Somehow, even with the questionable press and negative reviews showing up, I've calmed. Early reviews are trickling in, with critics going back and forth on there being too much of the humans (nooo), the humans being too uninteresting (a Godzilla fan has to swallow that), and the movie being too preoccupied with its titans (that's the God-damned point).
I've had the healthy realization that I don't need this movie to be great. Sure, I want it to be – I'm going to pay to see it. But I've watched the trailers so often that the collected runtime is greater than that of the average movie, and I've enjoyed them outside of a pure hype cycle. I've actually gotten a movie's worth of enjoyment already, which is a strange thing to realize, and if I were more Marxist, this consumerist positive-drip would scare me. Now in my thirties, I'm just grateful for entertainment where I can find it. This takes some of the edge off of fears of another American Godzilla screw-up.

Maybe they'll still enrage me by having the non-Watanabe, non-Cranston humans talk too much.

That lithe classic Godzilla.
By the way: for a laugh, read about Japanese fans fat-shaming our new thicker Godzilla.

By the way 2*: negative reviews and bad reviews are not the same thing.

Time Magazine has an example of a negative review here, taking a pick-axe to the film with some thought. 

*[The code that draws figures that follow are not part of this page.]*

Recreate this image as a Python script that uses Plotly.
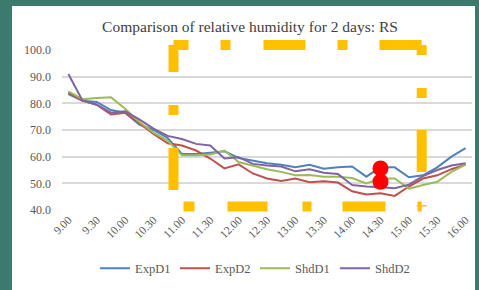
import plotly.graph_objects as go

TIMES = ["9.00", "9.15", "9.30", "9.45", "10.00", "10.15", "10.30", "10.45", "11.00", "11.15",
         "11.30", "11.45", "12.00", "12.15", "12.30", "12.45", "13.00", "13.15", "13.30", "13.45",
         "14.00", "14.15", "14.30", "14.45", "15.00", "15.15", "15.30", "15.45", "16.00"]
TICK_LABELS = ["9.00", "9.30", "10.00", "10.30", "11.00", "11.30", "12.00", "12.30",
               "13.00", "13.30", "14.00", "14.30", "15.00", "15.30", "16.00"]

EXP_D1 = [83.5, 81, 80.5, 77.5, 76.5, 72, 70, 67, 61, 61, 61.5, 62, 59.5, 58.5, 57.5,
          57, 56, 57, 55.5, 56, 56.3, 52.5, 56, 56, 52.3, 53, 56, 60, 63.2]
EXP_D2 = [84, 81, 79.5, 75.8, 76.5, 72.5, 68.5, 65, 64.2, 62.3, 59.3, 55.6, 57.1, 53.7, 51.8,
          50.9, 51.8, 50.4, 50.8, 50.3, 47, 45.8, 46.3, 45.3, 48.8, 51.8, 53, 55.3, 57]
SHD_D1 = [84.5, 81.5, 82, 82.3, 78, 73, 69, 66, 60.5, 60.5, 60.8, 62.3, 58, 56.7, 55.3,
          54.3, 53, 53.1, 52.5, 52.5, 52, 50, 51.8, 51.8, 48, 49.4, 50.6, 54.3, 57]
SHD_D2 = [91, 81, 79.5, 76.5, 77, 74, 70.5, 67.8, 66.6, 64.8, 64.2, 59.3, 59.8, 57.3, 56.7,
          56.3, 54.5, 55.3, 54, 53.5, 49.4, 48.8, 48.5, 48.2, 49.5, 52.7, 55, 56.7, 57.5]

DOT_X = ["14.30", "14.30"]
DOT_Y = [55.6, 50.6]

SERIES = [("ExpD1", EXP_D1, "#4F81BD"), ("ExpD2", EXP_D2, "#C0504D"),
          ("ShdD1", SHD_D1, "#9BBB59"), ("ShdD2", SHD_D2, "#8064A2")]

SERIF = "Liberation Serif, Times New Roman, serif"

fig = go.Figure()
for name, vals, col in SERIES:
    fig.add_trace(go.Scatter(x=TIMES, y=vals, name=name, mode="lines",
                             line=dict(color=col, width=2)))
fig.add_trace(go.Scatter(x=DOT_X, y=DOT_Y, mode="markers", showlegend=False,
                         marker=dict(color="#FF0000", size=16)))

# plot area in pixels: left 62, right 472, top 50, bottom 214
L, R, T, B = 62, 472, 50, 214
W, H = R - L, B - T
def px(x):
    return (x - L) / W
def py(y):
    return (B - y) / H

shapes = []
# white panel on teal background
shapes.append(dict(type="rect", xref="paper", yref="paper", layer="below",
                   x0=px(12), x1=px(475), y0=py(300), y1=py(5),
                   fillcolor="white", line=dict(width=0)))
GOLD = "#FFC000"
xl, xr, yt, yb = 173.5, 421.7, 45, 210.5
shapes.append(dict(type="line", xref="paper", yref="paper", x0=px(xl), x1=px(xr), y0=py(yt), y1=py(yt),
                   line=dict(color=GOLD, width=10,
                             dash="15px,32px,10px,33px,42px,32px,10px,32px,50px,50px")))
shapes.append(dict(type="line", xref="paper", yref="paper", x0=px(xl), x1=px(xl), y0=py(yt), y1=py(yb),
                   line=dict(color=GOLD, width=10, dash="27px,33px,10px,33px,42px,60px")))
shapes.append(dict(type="line", xref="paper", yref="paper", x0=px(xr), x1=px(xr), y0=py(yt), y1=py(yb),
                   line=dict(color=GOLD, width=10, dash="10px,33px,10px,32px,42px,33px,20px,20px")))
shapes.append(dict(type="line", xref="paper", yref="paper", x0=px(xl), x1=px(xr), y0=py(yb), y1=py(yb),
                   line=dict(color=GOLD, width=10,
                             dash="0px,10px,11px,33px,40px,35px,9px,31px,43px,32px,10px,20px")))

fig.update_layout(
    width=479, height=290,
    margin=dict(l=L, r=479 - R, t=T, b=290 - B, pad=0),
    paper_bgcolor="#3B7A6D", plot_bgcolor="white",
    shapes=shapes,
    title=dict(text="Comparison of relative humidity for 2 days: RS", xref="container",
               x=250 / 479, xanchor="center", y=1 - 27 / 290, yanchor="middle",
               font=dict(family=SERIF, size=15.5, color="#404040")),
    showlegend=True,
    legend=dict(orientation="h", x=px(95), xanchor="left", y=py(274), yanchor="middle",
                entrywidth=35, font=dict(family=SERIF, size=12.5, color="#595959"),
                bgcolor="rgba(0,0,0,0)"),
    xaxis=dict(type="category", range=[-0.45, 28.45], tickmode="array", tickvals=TICK_LABELS,
               ticktext=TICK_LABELS, tickangle=-45, showgrid=False, zeroline=False,
               showline=False, ticks="",
               tickfont=dict(family=SERIF, size=11.5, color="#595959")),
    yaxis=dict(range=[40, 100], dtick=10, tickformat=".1f", showgrid=True, gridcolor="#D9D9D9",
               gridwidth=1.5, zeroline=False, showline=False, ticks="", ticklabelstandoff=10,
               tickfont=dict(family=SERIF, size=12, color="#595959")),
)
fig.write_html("out.html", post_script="document.body.style.margin='0';",
               config={"displayModeBar": False})
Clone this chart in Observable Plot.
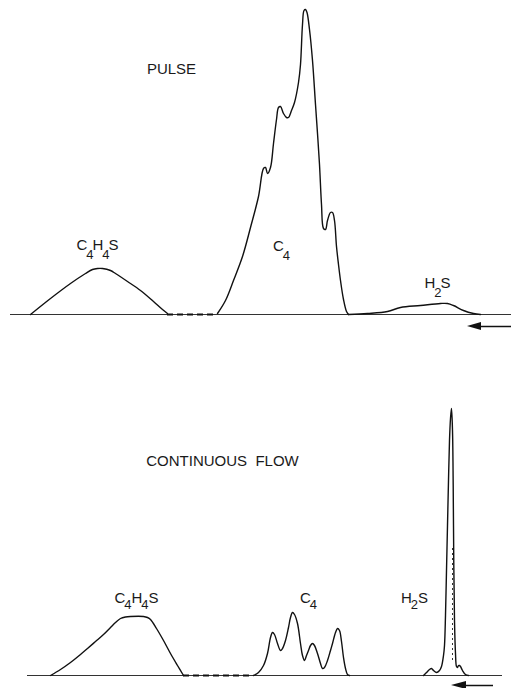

Forbes has a bad review I won't bother linking; it has little to say and spends several paragraphs repeating itself. It even has some choice errors, like when some buggy algorithm links a stock quote to an actor's name: 

 
Which is what you get when you ask stock merchants for reviews of giant monster movies. The conflation of "negative" and "bad" reviews has occurred more as authors become more public about their consumption of reviews. It can be excruciating to read an angry review of your work, and I've been lucky that the few anthologies I've been in have had enthusiastic responses. That'll be fixed, though, when I start publishing these novels I'm working on. If I'm lucky enough to catch on, somebody will hate everything I like. That's the life of an author who makes it.

I'm already a little adjusted to having someone hate everything I like. I mean, I'm a Gigan fan.